The Israel angle will complicate matters significantly, because the Israelis and the Americans do not have identical interests. Iran will seek to have Israel constrained by the settlement, while Israel will seek freedom of action to continue its operations in Lebanon and elsewhere. The United States will be caught in the middle, forced to negotiate with both its enemy and its ally. (This is not unusual; the same thing happened during endgame negotiations in the Korean War and the Vietnam War, when Seoul and Saigon favored harder lines than Washington.) Whatever happens on the Israeli front, however, the United States and Iran will not allow it to disrupt their main dealings with each other, because the stakes are too high.
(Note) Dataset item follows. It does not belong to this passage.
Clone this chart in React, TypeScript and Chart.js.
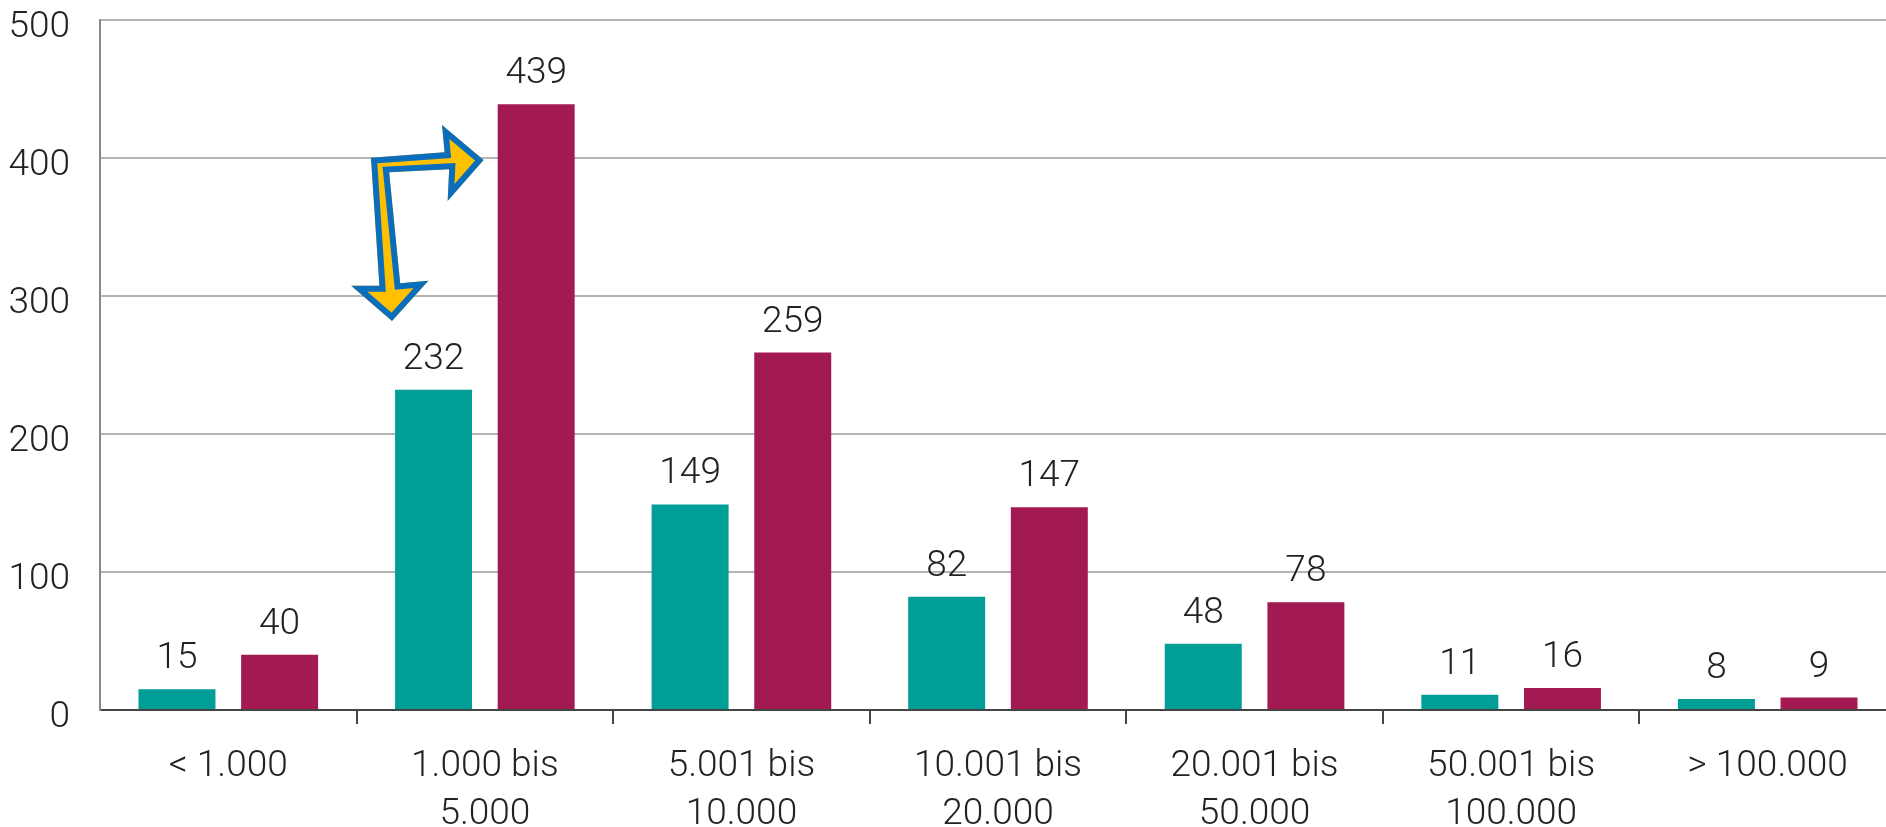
import React, { useEffect, useRef } from 'react';
import { Chart, registerables } from 'chart.js';

Chart.register(...registerables);

const categories: (string | string[])[] = [
  '< 1.000',
  ['1.000 bis', '5.000'],
  ['5.001 bis', '10.000'],
  ['10.001 bis', '20.000'],
  ['20.001 bis', '50.000'],
  ['50.001 bis', '100.000'],
  '> 100.000',
];
const seriesTeal = [15, 232, 149, 82, 48, 11, 8];
const seriesMagenta = [40, 439, 259, 147, 78, 16, 9];
const yMin = 0;
const yMax = 500;
const yStep = 100;

const TEAL = '#009E96';
const MAGENTA = '#A31A53';
const FONT = 'Roboto, "DejaVu Sans", sans-serif';
const WEIGHT = 300;

// Arrow annotation outline: [offset from category-1 centre in category widths, value]
const arrowAnchorCategory = 1;
const arrowOutline: [number, number][] = [
  [-0.444, 400.2],
  [-0.411, 307.5],
  [-0.521, 307.5],
  [-0.362, 281.9],
  [-0.22, 311.1],
  [-0.33, 309.2],
  [-0.373, 389.6],
  [-0.139, 391.8],
  [-0.145, 368.8],
  [-0.005, 398.6],
  [-0.167, 423.9],
  [-0.157, 404.1],
];

const valueLabels = {
  id: 'valueLabels',
  afterDatasetsDraw(chart: any) {
    const ctx = chart.ctx;
    ctx.save();
    ctx.font = `${WEIGHT} 37px ${FONT}`;
    ctx.fillStyle = '#222';
    ctx.textAlign = 'center';
    ctx.textBaseline = 'alphabetic';
    chart.data.datasets.forEach((ds: any, i: number) => {
      const meta = chart.getDatasetMeta(i);
      meta.data.forEach((el: any, j: number) => {
        ctx.fillText(String(ds.data[j]), el.x, el.y - 21);
      });
    });
    ctx.restore();
  },
};

const arrowPlugin = {
  id: 'arrowPlugin',
  afterDatasetsDraw(chart: any) {
    const xs = chart.scales.x;
    const ys = chart.scales.y;
    const cx = xs.getPixelForValue(arrowAnchorCategory);
    const cw = xs.getPixelForValue(arrowAnchorCategory + 1) - cx;
    const ctx = chart.ctx;
    ctx.save();
    const path = new Path2D();
    arrowOutline.forEach(([dx, v], i) => {
      const px = cx + dx * cw;
      const py = ys.getPixelForValue(v);
      if (i === 0) path.moveTo(px, py);
      else path.lineTo(px, py);
    });
    path.closePath();
    ctx.fillStyle = '#FFC000';
    ctx.fill(path);
    ctx.clip(path);
    ctx.lineWidth = 12;
    ctx.lineJoin = 'miter';
    ctx.strokeStyle = '#0A6EBD';
    ctx.stroke(path);
    ctx.restore();
  },
};

export default function App() {
  const ref = useRef<HTMLCanvasElement | null>(null);
  useEffect(() => {
    document.body.style.overflow = 'hidden';
    const canvas = ref.current!;
    const chart = new Chart(canvas, {
      type: 'bar',
      data: {
        labels: categories as any,
        datasets: [
          {
            data: seriesTeal,
            backgroundColor: TEAL,
            categoryPercentage: 0.8,
            barPercentage: 0.75,
          },
          {
            data: seriesMagenta,
            backgroundColor: MAGENTA,
            categoryPercentage: 0.8,
            barPercentage: 0.75,
          },
        ],
      },
      options: {
        animation: false,
        responsive: false,
        devicePixelRatio: 1,
        layout: { padding: { top: 20, left: 0, right: 0, bottom: 0 } },
        plugins: {
          legend: { display: false },
          tooltip: { enabled: false },
        },
        scales: {
          x: {
            grid: {
              display: true,
              drawOnChartArea: false,
              drawTicks: true,
              tickLength: 14,
              lineWidth: 2,
              offset: true,
              color: (c: any) => (c.index === 0 ? 'rgba(0,0,0,0)' : '#444'),
            },
            border: { display: true, color: '#444', width: 2 },
            ticks: {
              color: '#222',
              font: { family: FONT, size: 37, weight: WEIGHT as any, lineHeight: 1.3 },
              padding: 19,
              maxRotation: 0,
              autoSkip: false,
            },
            afterFit: (s: any) => {
              s.height = 117;
              s.paddingLeft = 0;
              s.paddingRight = 0;
            },
          },
          y: {
            min: yMin,
            max: yMax,
            ticks: {
              stepSize: yStep,
              color: '#222',
              font: { family: FONT, size: 37, weight: WEIGHT as any, lineHeight: 1 },
              padding: 30,
              labelOffset: 8,
            },
            grid: {
              drawTicks: false,
              lineWidth: 2,
              color: (c: any) => (c.tick && c.tick.value === 0 ? 'rgba(0,0,0,0)' : '#B4B4B4'),
            },
            border: { display: true, color: '#888', width: 2 },
            afterFit: (s: any) => {
              s.width = 100;
              s.paddingTop = 0;
              s.paddingBottom = 0;
            },
          },
        },
      },
      plugins: [valueLabels, arrowPlugin],
    });
    return () => chart.destroy();
  }, []);
  return (
    <div style={{ position: 'fixed', left: 0, top: 0, width: 1896, height: 827, background: '#fff' }}>
      <canvas ref={ref} width={1896} height={827} style={{ display: 'block' }} />
    </div>
  );
}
In the end, the war will have achieved Washington’s minimal military goals but not its larger strategic ones. The fundamental issues dividing the belligerents will remain largely unresolved, and all will go back to pursuing them through means short of open war, including covert operations. The Iranian regime will survive, but with its leadership echelons thinned and its capabilities battered. Regional tensions will fester, as all sides wonder whether and when future conflicts will erupt.
Americans may wonder whether it will have been worth it. The Israelis call such operations “mowing the grass,” and have relied on them for generations to handle threats from Lebanon and Gaza. Judgments about their wisdom and value ultimately depend on how much one fears what lurks in tall grass and how much one is prepared to pay for a trim lawn. American strategists, seeing the Iranian threat as one concern among many and shouldering broader responsibilities than their Israeli counterparts for regional and global order, have generally eschewed the approach. Unless the negotiations in Pakistan yield extraordinary results, the high costs and low returns of what Trump has called “a little excursion” will confirm their skepticism.